Smooth switching control strategy for grid-connected and islanding mode of microgrid based on linear active disturbance rejection controller

Abstract

As a single controllable unit, microgrid can be grid-connected with utility grid and detached from grid to become a controllable autonomous system. When microgrid is switching between grid-connected mode and islanding mode, it will cause fluctuation of voltage, current and frequency, which will have a certain impact on the load. The stable control in both modes is the basic condition to ensure the reliable operation of microgrid. In this paper, control strategy of grid-connected and islanding mode switching based on the master-slave structure of microgrid system is mainly researched. The proposed method of PQ outer loop controller, V/f outer loop controller and current inner loop controller of the master inverter of microgrid is given.

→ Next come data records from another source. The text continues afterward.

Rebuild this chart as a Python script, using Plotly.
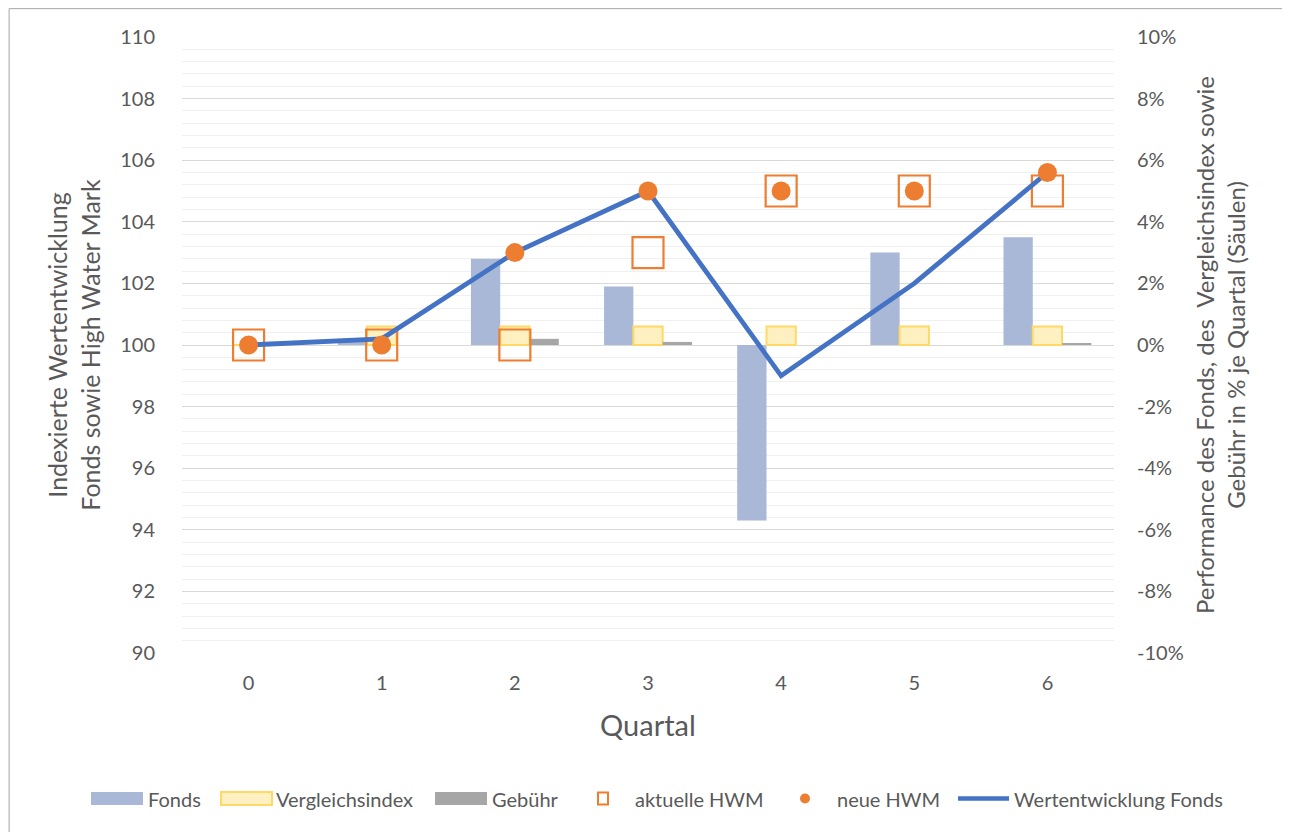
import plotly.graph_objects as go

quartal = [0, 1, 2, 3, 4, 5, 6]
fonds = [0.0, 0.002, 0.028, 0.019, -0.057, 0.030, 0.035]
vergleichsindex = [0.0, 0.006, 0.006, 0.006, 0.006, 0.006, 0.006]
gebuehr = [0.0, 0.0, 0.002, 0.001, 0.0, 0.0, 0.0005]
aktuelle_hwm = [100, 100, 100, 103, 105, 105, 105]
neue_hwm = [100, 100, 103, 105, 105, 105, 105.6]
wertentwicklung = [100, 100.2, 103, 105, 99, 102, 105.6]

pct_tickvals = [-0.10, -0.08, -0.06, -0.04, -0.02, 0.0, 0.02, 0.04, 0.06, 0.08, 0.10]
pct_ticktext = ["-10%", "-8%", "-6%", "-4%", "-2%", "0%", "2%", "4%", "6%", "8%", "10%"]

FONT = "Lato"
GREY = "#595959"
C_FONDS = "#a8b8d6"
C_IDX_FILL = "#fff0c1"
C_IDX_LINE = "#ffd966"
C_FEE = "#a6a6a6"
C_HWM = "#ed7d31"
C_LINE = "#4472c4"

# plot-area geometry in page pixels (for the hand-drawn legend)
PL, PW, PB, PH = 182, 932, 653, 616


def px(x):
    return (x - PL) / PW


def py(y):
    return (PB - y) / PH


fig = go.Figure()
fig.add_trace(go.Bar(x=quartal, y=fonds, name="Fonds", marker=dict(color=C_FONDS, line=dict(width=0)),
                     yaxis="y"))
fig.add_trace(go.Bar(x=quartal, y=vergleichsindex, name="Vergleichsindex",
                     marker=dict(color=C_IDX_FILL, line=dict(color=C_IDX_LINE, width=2)), yaxis="y"))
fig.add_trace(go.Bar(x=quartal, y=gebuehr, name="Gebühr", marker=dict(color=C_FEE, line=dict(width=0)),
                     yaxis="y"))
fig.add_trace(go.Scatter(x=quartal, y=aktuelle_hwm, name="aktuelle HWM", mode="markers",
                         marker=dict(symbol="square-open", size=31, color=C_HWM, line=dict(width=2.2)),
                         yaxis="y2"))
fig.add_trace(go.Scatter(x=quartal, y=wertentwicklung, name="Wertentwicklung Fonds", mode="lines",
                         line=dict(color=C_LINE, width=4.8), yaxis="y2"))
fig.add_trace(go.Scatter(x=quartal, y=neue_hwm, name="neue HWM", mode="markers",
                         marker=dict(symbol="circle", size=19, color=C_HWM), yaxis="y2"))

# hand-drawn legend (Excel style) below the plot
LY = 798.5
shapes = [dict(type="rect", xref="paper", yref="paper", x0=-0.1855, x1=1.4, y0=-0.5, y1=1.046,
               line=dict(color="#a6a6a6", width=1), fillcolor="rgba(0,0,0,0)", layer="below")]
annotations = []
legend_items = [
    ("rect", 91, 143, dict(color=C_FONDS, width=0), C_FONDS, "Fonds", 147),
    ("rect", 221, 272, dict(color=C_IDX_LINE, width=2), C_IDX_FILL, "Vergleichsindex", 275),
    ("rect", 435, 487, dict(color=C_FEE, width=0), C_FEE, "Gebühr", 491),
    ("square", 598, 608, dict(color=C_HWM, width=2), "white", "aktuelle HWM", 634),
    ("circle", 800, 810, dict(color=C_HWM, width=0), C_HWM, "neue HWM", 836),
    ("line", 958, 1009, dict(color=C_LINE, width=4.5), None, "Wertentwicklung Fonds", 1013),
]
for kind, xa, xb, ln, fill, label, tx in legend_items:
    if kind == "rect":
        shapes.append(dict(type="rect", xref="paper", yref="paper", x0=px(xa), x1=px(xb),
                           y0=py(LY + 6.5), y1=py(LY - 6.5), line=ln, fillcolor=fill))
    elif kind == "square":
        shapes.append(dict(type="rect", xref="paper", yref="paper", x0=px(xa), x1=px(xb),
                           y0=py(LY + 6), y1=py(LY - 6), line=ln, fillcolor=fill))
    elif kind == "circle":
        shapes.append(dict(type="circle", xref="paper", yref="paper", x0=px(xa), x1=px(xb),
                           y0=py(LY + 5), y1=py(LY - 5), line=ln, fillcolor=fill))
    else:
        shapes.append(dict(type="line", xref="paper", yref="paper", x0=px(xa), x1=px(xb),
                           y0=py(LY), y1=py(LY), line=ln))
    annotations.append(dict(text=label, xref="paper", yref="paper", x=px(tx), y=py(LY),
                            xanchor="left", yanchor="middle", showarrow=False,
                            font=dict(family=FONT, size=20, color=GREY), borderpad=0))

fig.update_layout(
    width=1282, height=824,
    margin=dict(l=174, r=176, t=29, b=179, autoexpand=False),
    paper_bgcolor="white", plot_bgcolor="white",
    font=dict(family=FONT, color=GREY, size=20),
    barmode="group", bargap=0.34, bargroupgap=0,
    showlegend=False,
    xaxis=dict(type="category", tickfont=dict(size=20), showgrid=False, showline=False,
               ticks="", ticklabelstandoff=16,
               title=dict(text="Quartal", font=dict(size=29, color=GREY), standoff=22)),
    yaxis=dict(range=[-0.1, 0.1], tickvals=pct_tickvals, ticktext=pct_ticktext, side="right",
               showgrid=True, gridcolor="#d9d9d9", gridwidth=1, zeroline=False,
               minor=dict(dtick=0.004, showgrid=True, gridcolor="#f0f0f0", gridwidth=1),
               ticks="", ticklabelstandoff=22, tickfont=dict(size=20),
               title=dict(text="Performance des Fonds, des  Vergleichsindex sowie<br>Gebühr in % je Quartal (Säulen)",
                          font=dict(size=24, color=GREY), standoff=14)),
    yaxis2=dict(range=[90, 110], dtick=2, side="left", overlaying="y", showgrid=False, zeroline=False,
                ticks="", ticklabelstandoff=26, tickfont=dict(size=20),
                title=dict(text="Indexierte Wertentwicklung<br>Fonds sowie High Water Mark",
                           font=dict(size=25, color=GREY), standoff=12)),
    shapes=shapes,
    annotations=annotations,
)

fig.write_html("out.html")
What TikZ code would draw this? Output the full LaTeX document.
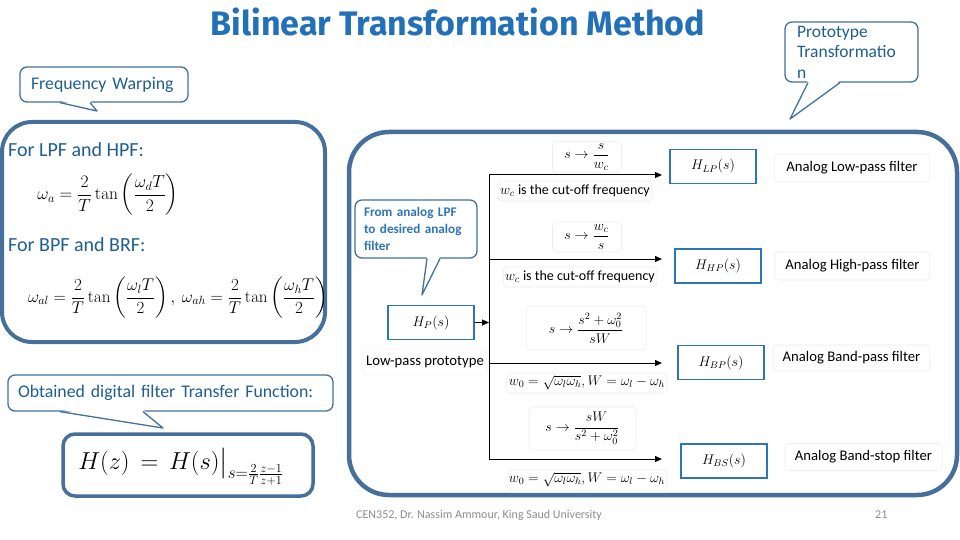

Based on the analysis of the structure of the controller, a mathematic model of the master inverter of the microgrid is established, and a current inner loop controller based on the LADRC (Linear Active Disturbance Rejection Control) technique is designed. The presented smooth switching control strategy makes the outer loop controller running in parallel, and the inner loop controller share the improved current inner loop controller. LADRC control structure has strong anti-interference ability, it can effectively inhibit the fluctuations of various parameters, has a good inhibitory effect on the uncertainty of the power grid. The design method is simple and feasible. The simulation results show that the switching range of voltage, current and frequency is small, and the switching process time is less than 20ms, which can achieve stable and smooth switching between microgrid and utility grid.